A planning application seeking the replacement of an ‘old fuel tank’ used to service a licensed petrol station was rejected by the Planning Commission despite applicant had insisted that the proposed tank would be compliant to European Norms. To substantiate its decision, the Commission held as follows:
1. The petrol station was located close to Mdina;
2. The proposal raised amenity and transport safety issues;
3. The development failed to comply with Urban Objective 2.1 and Thematic Objective 8.7 of the Strategic Plan for Environment and Development (SPED) since it was not compatible with the existing character and immediate urban context;
4. The proposal was unsympathetic with the adjoining buildings and would therefore compromise the quality and visual amenity of the area.
Applicant felt aggrieved by the said decision and filed an appeal before the Environment and Planning Review Tribunal, contending that the permission should have been issued.
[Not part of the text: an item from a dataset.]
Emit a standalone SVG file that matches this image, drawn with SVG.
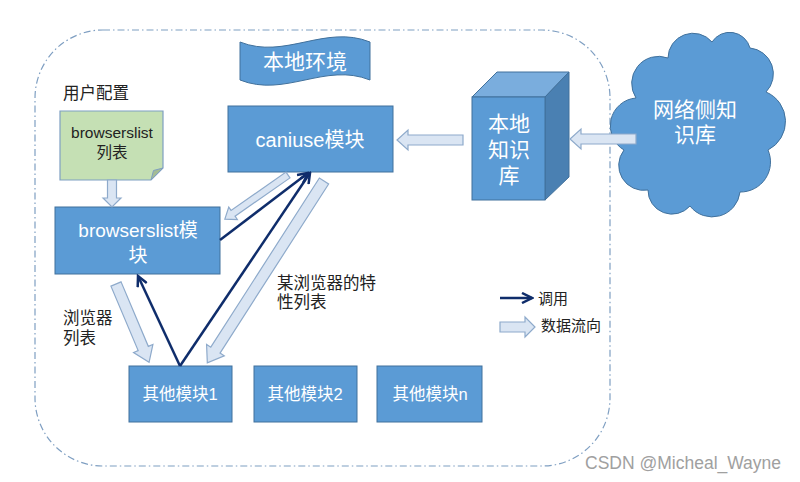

In his appeal, applicant (now, appellant) put forward the following arguments:
1. The petrol station was covered by a valid operational license;
2. The station was also covered by a planning permit which was issued in 2006. The Authority was thus obliged not to stifle the current operations since applicant enjoyed a vested rights;
3. The proposal was limited to simply replacing an underground tank in line with health and safety legislation;
4. On the part of consultees, there was no objection to the proposal;
5. The current Fuel Station Policy allows the carrying out of upgrading works in existing petrol stations;
6. Contrary to what the Authority had asserted, the fuel tank was located below street level and thus, no visual issues were envisaged.
In reply, the case officer reiterated that the Authority was primarily concerned with the site sensitivity in terms of both visual context and public safety. Whilst acknowledging that the Authority was not intent on ‘shutting down all present petrol stations’, the officer however argued that those ‘currently operating in undesirable areas’ should be relocated.
In its assessment, the Tribunal observed that paragraph 2.2 of the Fuel Service Station Policy held that existing fuel stations, particularly those located in Urban Conservation areas, are to be relocated to more appropriate areas should there be amenity, safety or transport issues. The Tribunal, however, noted that in the present case, applicant only sought to replace an existing fuel tank. Moreover, the Tribunal observed that Transport Malta and the Malta Resources Authority were not against the proposal. Against this background, the Tribunal ordered the Planning Authority to issue the permit subject to applicant obtaining clearance from the Superintendence of Cultural Heritage prior to commencement of works.